--- begin ---

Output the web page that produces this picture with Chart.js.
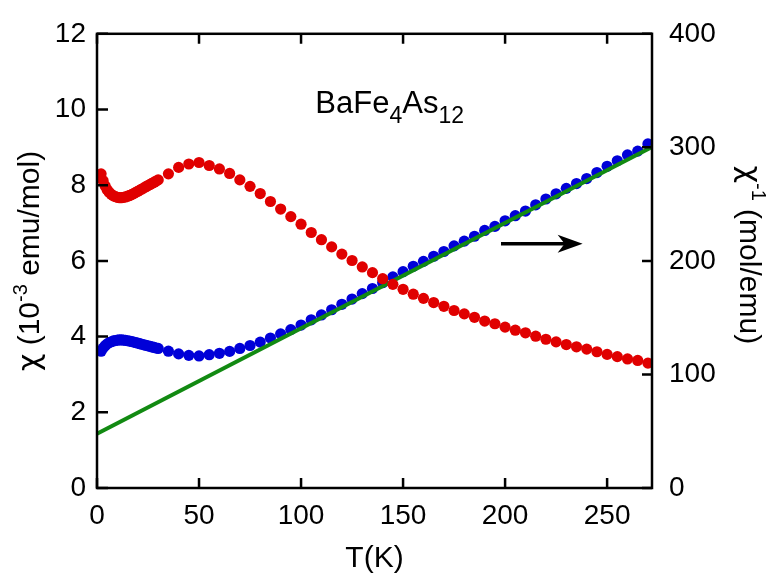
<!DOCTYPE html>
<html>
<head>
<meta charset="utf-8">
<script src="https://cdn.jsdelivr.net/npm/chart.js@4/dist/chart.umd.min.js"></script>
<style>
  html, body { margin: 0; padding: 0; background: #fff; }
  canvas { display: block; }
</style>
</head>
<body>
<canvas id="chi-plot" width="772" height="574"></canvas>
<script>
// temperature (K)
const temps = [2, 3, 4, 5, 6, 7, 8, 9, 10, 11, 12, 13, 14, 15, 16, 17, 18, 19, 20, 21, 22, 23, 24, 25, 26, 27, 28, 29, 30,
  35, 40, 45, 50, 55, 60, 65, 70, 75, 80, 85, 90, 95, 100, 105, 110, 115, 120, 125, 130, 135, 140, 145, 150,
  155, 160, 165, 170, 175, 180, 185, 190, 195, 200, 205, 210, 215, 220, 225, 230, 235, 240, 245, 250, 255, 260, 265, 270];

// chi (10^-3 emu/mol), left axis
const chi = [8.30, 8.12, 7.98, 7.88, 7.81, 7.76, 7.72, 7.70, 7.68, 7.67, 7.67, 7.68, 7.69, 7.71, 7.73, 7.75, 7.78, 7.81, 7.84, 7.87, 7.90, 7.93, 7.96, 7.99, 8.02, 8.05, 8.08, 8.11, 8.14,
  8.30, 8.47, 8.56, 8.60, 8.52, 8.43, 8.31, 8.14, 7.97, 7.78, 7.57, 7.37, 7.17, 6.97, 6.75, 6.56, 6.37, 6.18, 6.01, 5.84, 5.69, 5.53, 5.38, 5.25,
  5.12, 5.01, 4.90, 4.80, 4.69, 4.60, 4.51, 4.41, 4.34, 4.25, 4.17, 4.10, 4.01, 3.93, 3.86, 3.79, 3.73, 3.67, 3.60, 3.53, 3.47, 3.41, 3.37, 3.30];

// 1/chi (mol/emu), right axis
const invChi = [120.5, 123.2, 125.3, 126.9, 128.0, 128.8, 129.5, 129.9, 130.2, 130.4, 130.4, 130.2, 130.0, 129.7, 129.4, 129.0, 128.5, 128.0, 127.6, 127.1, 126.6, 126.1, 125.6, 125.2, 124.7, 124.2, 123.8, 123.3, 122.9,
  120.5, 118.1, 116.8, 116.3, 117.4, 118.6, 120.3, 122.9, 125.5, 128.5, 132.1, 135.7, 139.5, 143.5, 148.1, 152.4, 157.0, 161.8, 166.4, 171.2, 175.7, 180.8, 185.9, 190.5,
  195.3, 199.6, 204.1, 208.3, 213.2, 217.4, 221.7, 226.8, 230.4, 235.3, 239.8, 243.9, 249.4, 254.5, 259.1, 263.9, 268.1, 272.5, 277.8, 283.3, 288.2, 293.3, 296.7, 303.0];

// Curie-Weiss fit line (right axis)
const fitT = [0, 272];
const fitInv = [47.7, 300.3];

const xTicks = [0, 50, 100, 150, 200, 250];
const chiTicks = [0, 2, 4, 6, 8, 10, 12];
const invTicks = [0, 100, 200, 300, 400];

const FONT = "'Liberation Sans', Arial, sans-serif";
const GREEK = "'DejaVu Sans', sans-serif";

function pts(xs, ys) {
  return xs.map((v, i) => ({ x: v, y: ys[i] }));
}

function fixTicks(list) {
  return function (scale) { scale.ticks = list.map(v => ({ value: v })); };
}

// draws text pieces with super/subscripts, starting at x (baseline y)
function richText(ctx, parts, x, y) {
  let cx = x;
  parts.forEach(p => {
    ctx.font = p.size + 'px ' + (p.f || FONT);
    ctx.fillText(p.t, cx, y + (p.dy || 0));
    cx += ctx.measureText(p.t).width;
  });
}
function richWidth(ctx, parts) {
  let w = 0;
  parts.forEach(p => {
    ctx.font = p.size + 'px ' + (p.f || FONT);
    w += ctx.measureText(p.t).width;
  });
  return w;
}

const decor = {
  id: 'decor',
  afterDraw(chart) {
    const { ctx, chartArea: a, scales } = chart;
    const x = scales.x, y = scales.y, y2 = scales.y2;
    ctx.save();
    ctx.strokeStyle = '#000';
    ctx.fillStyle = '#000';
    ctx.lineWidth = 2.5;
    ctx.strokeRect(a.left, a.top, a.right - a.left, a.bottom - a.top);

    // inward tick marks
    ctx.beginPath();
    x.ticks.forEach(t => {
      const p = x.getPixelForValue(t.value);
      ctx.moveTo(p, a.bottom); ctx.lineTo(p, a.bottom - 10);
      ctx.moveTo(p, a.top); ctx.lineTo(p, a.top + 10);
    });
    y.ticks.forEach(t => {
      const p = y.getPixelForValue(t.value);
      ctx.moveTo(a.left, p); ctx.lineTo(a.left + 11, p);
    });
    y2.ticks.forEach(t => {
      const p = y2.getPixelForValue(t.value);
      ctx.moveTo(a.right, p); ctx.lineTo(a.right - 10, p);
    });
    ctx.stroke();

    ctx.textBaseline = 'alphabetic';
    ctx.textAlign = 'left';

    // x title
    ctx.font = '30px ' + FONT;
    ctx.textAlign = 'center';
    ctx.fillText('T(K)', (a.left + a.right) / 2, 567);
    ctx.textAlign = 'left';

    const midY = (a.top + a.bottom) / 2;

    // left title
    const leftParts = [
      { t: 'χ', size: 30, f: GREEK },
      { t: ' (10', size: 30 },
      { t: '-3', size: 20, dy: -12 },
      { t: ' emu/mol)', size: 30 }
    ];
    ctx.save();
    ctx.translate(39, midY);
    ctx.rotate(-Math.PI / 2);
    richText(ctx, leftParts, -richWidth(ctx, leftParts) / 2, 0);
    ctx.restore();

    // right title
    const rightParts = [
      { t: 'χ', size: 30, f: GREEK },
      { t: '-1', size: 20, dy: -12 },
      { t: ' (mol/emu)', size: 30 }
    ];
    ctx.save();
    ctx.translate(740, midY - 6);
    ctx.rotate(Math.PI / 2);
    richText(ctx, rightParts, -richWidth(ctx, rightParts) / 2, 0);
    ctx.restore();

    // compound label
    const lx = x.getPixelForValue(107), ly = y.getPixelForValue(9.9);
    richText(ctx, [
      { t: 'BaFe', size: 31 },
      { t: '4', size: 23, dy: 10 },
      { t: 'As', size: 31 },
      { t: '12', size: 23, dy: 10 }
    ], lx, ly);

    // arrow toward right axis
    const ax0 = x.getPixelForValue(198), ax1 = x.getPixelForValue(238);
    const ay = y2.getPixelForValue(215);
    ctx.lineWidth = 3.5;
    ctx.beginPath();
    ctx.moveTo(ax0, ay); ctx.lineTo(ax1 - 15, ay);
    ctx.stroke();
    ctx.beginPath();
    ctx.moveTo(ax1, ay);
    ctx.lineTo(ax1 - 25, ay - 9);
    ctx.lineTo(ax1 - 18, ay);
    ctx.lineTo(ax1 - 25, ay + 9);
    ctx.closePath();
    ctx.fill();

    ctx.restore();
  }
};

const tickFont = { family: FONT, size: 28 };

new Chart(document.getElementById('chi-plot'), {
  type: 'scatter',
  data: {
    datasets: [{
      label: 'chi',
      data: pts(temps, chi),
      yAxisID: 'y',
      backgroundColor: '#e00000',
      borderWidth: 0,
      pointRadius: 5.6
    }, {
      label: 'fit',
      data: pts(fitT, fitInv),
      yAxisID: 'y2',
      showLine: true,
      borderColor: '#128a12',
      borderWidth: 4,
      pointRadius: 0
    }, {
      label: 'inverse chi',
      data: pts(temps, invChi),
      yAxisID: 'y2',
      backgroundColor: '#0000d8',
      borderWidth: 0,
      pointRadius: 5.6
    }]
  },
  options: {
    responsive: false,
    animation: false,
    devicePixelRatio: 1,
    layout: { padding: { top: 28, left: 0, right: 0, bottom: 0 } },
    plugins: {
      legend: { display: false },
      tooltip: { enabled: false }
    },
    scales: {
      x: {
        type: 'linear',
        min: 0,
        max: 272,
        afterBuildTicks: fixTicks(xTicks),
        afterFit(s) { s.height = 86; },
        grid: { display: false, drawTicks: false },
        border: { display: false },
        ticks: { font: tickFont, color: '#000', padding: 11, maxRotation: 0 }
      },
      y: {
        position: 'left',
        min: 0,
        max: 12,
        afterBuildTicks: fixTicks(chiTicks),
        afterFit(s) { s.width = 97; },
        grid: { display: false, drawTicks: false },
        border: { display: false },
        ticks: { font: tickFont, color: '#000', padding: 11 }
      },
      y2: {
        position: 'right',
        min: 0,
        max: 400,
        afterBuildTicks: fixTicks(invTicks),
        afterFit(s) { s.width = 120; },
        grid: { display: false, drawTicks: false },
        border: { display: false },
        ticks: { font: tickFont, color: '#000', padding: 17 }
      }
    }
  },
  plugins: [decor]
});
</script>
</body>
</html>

--- end ---

Objective:
Every line that holds the string "with" should be returned.

Finished answer:
Output the web page that produces this picture with Chart.js.
// draws text pieces with super/subscripts, starting at x (baseline y)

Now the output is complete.